Need some help from the pop bottle experts...
 How common is STAR BOY soda, put out by Pepsi?


----------



## capsoda (Sep 19, 2007)

There have been Star Boys found from Richmond, VA. (8oz), from Napoleanville, LA. (9oz) and some in with no cities in both green and light green (9oz). The Napoleanville bottle has a star in the middle of the bottle and they are all straight sided. Thats all the info I have.


----------



## GuntherHess (Sep 19, 2007)

This is marked 9oz Pepsi Cola Botl Co Washington DC on bottom.  Worth a buck?


----------



## capsoda (Sep 20, 2007)

The four I mentioned were all embossed. How about yours?


----------



## GuntherHess (Sep 20, 2007)

Its embossed star boy around the middle in big letters. There are gothic arches with stars. I'll post a photo if I get a chance. 

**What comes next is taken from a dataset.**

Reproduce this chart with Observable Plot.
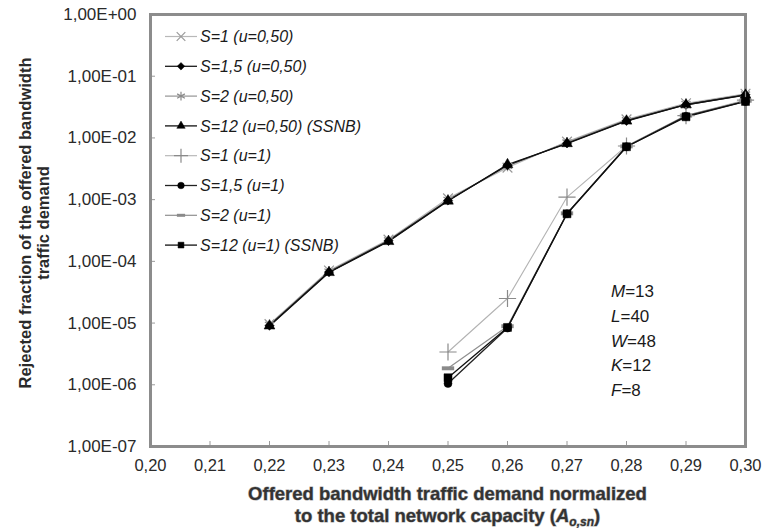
<!DOCTYPE html>
<html><head><meta charset="utf-8">
<script src="https://cdn.jsdelivr.net/npm/d3@7"></script>
<script src="https://cdn.jsdelivr.net/npm/@observablehq/plot@0.6"></script>
<style>
body{margin:0;background:#fff;}
#chart{width:767px;height:528px;}
</style></head><body><div id="chart"></div>
<script>
// ---------- data ----------
const xTicks = [0.20, 0.21, 0.22, 0.23, 0.24, 0.25, 0.26, 0.27, 0.28, 0.29, 0.30];
const yTicks = [1e-7, 1e-6, 1e-5, 1e-4, 1e-3, 1e-2, 1e-1, 1];
const xU05 = [0.22, 0.23, 0.24, 0.25, 0.26, 0.27, 0.28, 0.29, 0.30];
const xU1 = [0.25, 0.26, 0.27, 0.28, 0.29, 0.30];
const seriesNames = ["S=1 (u=0,50)", "S=1,5 (u=0,50)", "S=2 (u=0,50)", "S=12 (u=0,50) (SSNB)",
                     "S=1 (u=1)", "S=1,5 (u=1)", "S=2 (u=1)", "S=12 (u=1) (SSNB)"];
const s1u05  = [9.6e-6, 7.1e-5, 2.25e-4, 1.05e-3, 3.3e-3, 8.7e-3, 2.0e-2, 3.65e-2, 5.2e-2];
const s15u05 = [9.1e-6, 6.7e-5, 2.15e-4, 9.7e-4, 3.6e-3, 8.2e-3, 1.9e-2, 3.45e-2, 5.0e-2];
const s2u05  = [9.4e-6, 6.9e-5, 2.2e-4, 1.0e-3, 3.5e-3, 8.5e-3, 1.95e-2, 3.55e-2, 5.1e-2];
const s12u05 = [9.0e-6, 6.6e-5, 2.1e-4, 9.5e-4, 3.7e-3, 8.1e-3, 1.88e-2, 3.45e-2, 4.95e-2];
const s1u1   = [3.4e-6, 2.5e-5, 1.1e-3, 7.4e-3, 2.3e-2, 4.1e-2];
const s15u1  = [1.05e-6, 8.3e-6, 5.9e-4, 7.2e-3, 2.25e-2, 3.9e-2];
const s2u1   = [1.85e-6, 8.9e-6, 6.0e-4, 7.3e-3, 2.3e-2, 4.0e-2];
const s12u1  = [1.3e-6, 8.5e-6, 5.9e-4, 7.2e-3, 2.2e-2, 3.9e-2];
const paramNames = ["M", "L", "W", "K", "F"];
const paramValues = [13, 40, 48, 12, 8];
const yTitle = ["Rejected fraction of the offered bandwidth", "traffic demand"];
const xTitle1 = "Offered bandwidth traffic demand normalized";
const xTitle2 = "to the total network capacity (";

// ---------- styles ----------
const symbolDash = {draw(ctx, size) {
  const w = Math.sqrt(size) * 1.45, h = Math.max(3, w * 0.32);
  ctx.moveTo(-w / 2, -h / 2); ctx.lineTo(w / 2, -h / 2); ctx.lineTo(w / 2, h / 2); ctx.lineTo(-w / 2, h / 2); ctx.closePath();
}};
const seriesX = [xU05, xU05, xU05, xU05, xU1, xU1, xU1, xU1];
const seriesY = [s1u05, s15u05, s2u05, s12u05, s1u1, s15u1, s2u1, s12u1];
const styles = [
  {symbol: d3.symbolTimes, r: 4.5, lr: 4, fill: "none", stroke: "#9a9a9a", sw: 1.2, line: "#b8b8b8", lw: 1.2},
  {symbol: d3.symbolDiamond2, r: 4.2, lr: 3.4, fill: "#000", stroke: "#000", sw: 0.5, line: "#1a1a1a", lw: 1.3},
  {symbol: d3.symbolAsterisk, r: 5, lr: 4.2, fill: "none", stroke: "#8a8a8a", sw: 1.2, line: "#949494", lw: 1.2},
  {symbol: d3.symbolTriangle, r: 4, lr: 3.1, fill: "#000", stroke: "#000", sw: 0.5, line: "#111", lw: 1.3},
  {symbol: d3.symbolPlus, r: 5.6, lr: 4.6, fill: "none", stroke: "#8a8a8a", sw: 1.2, line: "#b3b3b3", lw: 1.1},
  {symbol: d3.symbolCircle, r: 4, lr: 3.3, fill: "#000", stroke: "#000", sw: 0.5, line: "#222", lw: 1.3},
  {symbol: symbolDash, r: 4.8, lr: 3.2, fill: "#8a8a8a", stroke: "none", sw: 0, line: "#8f8f8f", lw: 1.2},
  {symbol: d3.symbolSquare, r: 4.5, lr: 3.3, fill: "#000", stroke: "#000", sw: 0.5, line: "#111", lw: 1.3}
];

const W = 767, H = 528, mL = 150, mR = 22, mT = 14, mB = 82;
const FONT = "'Liberation Sans', Arial, Helvetica, sans-serif";
const fmtX = d => d.toFixed(2).replace(".", ",");
const fmtY = d => { const e = Math.round(Math.log10(d)); return "1,00E" + (e < 0 ? "-" : "+") + String(Math.abs(e)).padStart(2, "0"); };

const marks = [
  Plot.axisX(xTicks, {tickSize: -5, tickPadding: 18, tickFormat: fmtX, stroke: "#9a9a9a", fill: "#2a2a2a", fontSize: 16.5, label: null}),
  Plot.axisY(yTicks, {tickSize: -5, tickPadding: 19, tickFormat: fmtY, stroke: "#9a9a9a", fill: "#2a2a2a", fontSize: 17, label: null}),
  Plot.frame({stroke: "#8c8c8c", strokeWidth: 3})
];
const order = [0, 2, 1, 3, 4, 6, 5, 7];
order.forEach(i => {
  const st = styles[i];
  marks.push(Plot.line(d3.zip(seriesX[i], seriesY[i]), {x: d => d[0], y: d => d[1], stroke: st.line, strokeWidth: st.lw}));
});
order.forEach(i => {
  const st = styles[i];
  marks.push(Plot.dot(d3.zip(seriesX[i], seriesY[i]), {x: d => d[0], y: d => d[1], symbol: st.symbol, r: st.r, fill: st.fill, stroke: st.stroke, strokeWidth: st.sw}));
});

const chart = Plot.plot({
  width: W, height: H,
  marginLeft: mL, marginRight: mR, marginTop: mT, marginBottom: mB,
  style: {fontFamily: FONT, fontSize: "16px", background: "#fff", color: "#2a2a2a"},
  x: {domain: [0.20, 0.30]},
  y: {type: "log", domain: [1e-7, 1]},
  marks
});
document.getElementById("chart").appendChild(chart);

// ---------- legend, annotation and titles ----------
const svg = d3.select(chart);
const lg = svg.append("g").attr("font-family", FONT).attr("font-size", 16).attr("font-style", "italic")
  .attr("fill", "#1a1a1a").attr("text-anchor", "start");
seriesNames.forEach((n, i) => {
  const st = styles[i];
  const y = mT + 22.5 + i * 29.8;
  lg.append("line").attr("x1", mL + 15).attr("x2", mL + 47).attr("y1", y).attr("y2", y)
    .attr("stroke", st.line).attr("stroke-width", st.lw);
  lg.append("path").attr("transform", `translate(${mL + 31},${y})`)
    .attr("d", d3.symbol(st.symbol, Math.PI * st.lr * st.lr)())
    .attr("fill", st.fill).attr("stroke", st.stroke).attr("stroke-width", st.sw || 1.1);
  lg.append("text").attr("x", mL + 50).attr("y", y).attr("dy", "0.35em").text(n);
});

const ann = svg.append("g").attr("font-family", FONT).attr("font-size", 17).attr("fill", "#1a1a1a").attr("text-anchor", "start");
paramNames.forEach((p, i) => {
  const t = ann.append("text").attr("x", 611).attr("y", 291.5 + i * 24.6).attr("dy", "0.35em");
  t.append("tspan").attr("font-style", "italic").text(p);
  t.append("tspan").text("=" + paramValues[i]);
});

const yt = svg.append("g").attr("font-family", FONT).attr("font-size", 16.5).attr("font-weight", "bold").attr("fill", "#2a2a2a")
  .attr("text-anchor", "middle").attr("transform", "translate(34,223) rotate(-90)");
yTitle.forEach((l, i) => yt.append("text").attr("x", 0).attr("y", (i - 0.5) * 18.5).attr("dy", "0.35em").text(l));

const xt = svg.append("g").attr("font-family", FONT).attr("font-size", 18.5).attr("font-weight", "bold")
  .attr("fill", "#333").attr("stroke", "#aaa").attr("stroke-width", 1).attr("paint-order", "stroke")
  .attr("text-anchor", "middle");
const cx = (mL + W - mR) / 2;
xt.append("text").attr("x", cx).attr("y", 494).attr("dy", "0.35em").text(xTitle1);
const t2 = xt.append("text").attr("x", cx).attr("y", 516).attr("dy", "0.35em");
t2.append("tspan").text(xTitle2);
t2.append("tspan").attr("font-style", "italic").text("A");
t2.append("tspan").attr("font-style", "italic").attr("font-size", 12).attr("dy", "4").text("o,sn");
t2.append("tspan").attr("dy", "-4").text(")");
</script></body></html>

 ...Actually, it looks just like this one , but from Washington DC...
http://cgi.ebay.com/Soda-Bottle-deco-style-STAR-BOY-Richmond-VA_W0QQitemZ130152655792QQihZ003QQcategoryZ13915QQssPageNameZWDVWQQrdZ1QQcmdZViewItem


----------



## capsoda (Sep 20, 2007)

Well there is one more state to add to the mix. I can't find anything on the origin of Star Boy but it looks like it is worth less than $9.99.


----------



## ncbred77 (Sep 20, 2007)

I was just watching one on ebay last week.  But I want to say it was from Winston Salem or North Wilkesboro in NC because I just usually bid on NC bottles.  The case wear on it was awful but it still went for $12 or $13.


----------



## GuntherHess (Sep 20, 2007)

If I colelcted anything after 1900 , I think it would be art deco embossed sodas.
 The designs are just too cool...and you can still buy lots of them for next to nothing.


----------



## ncbred77 (Sep 20, 2007)

I love art deco soda's.  I'll post a few of mine tonight if I can get the time.


----------



## capsoda (Sep 20, 2007)

Yep, you can get a really big collection going for a small investment. There are always a few that will cost quite a bit of money though.


----------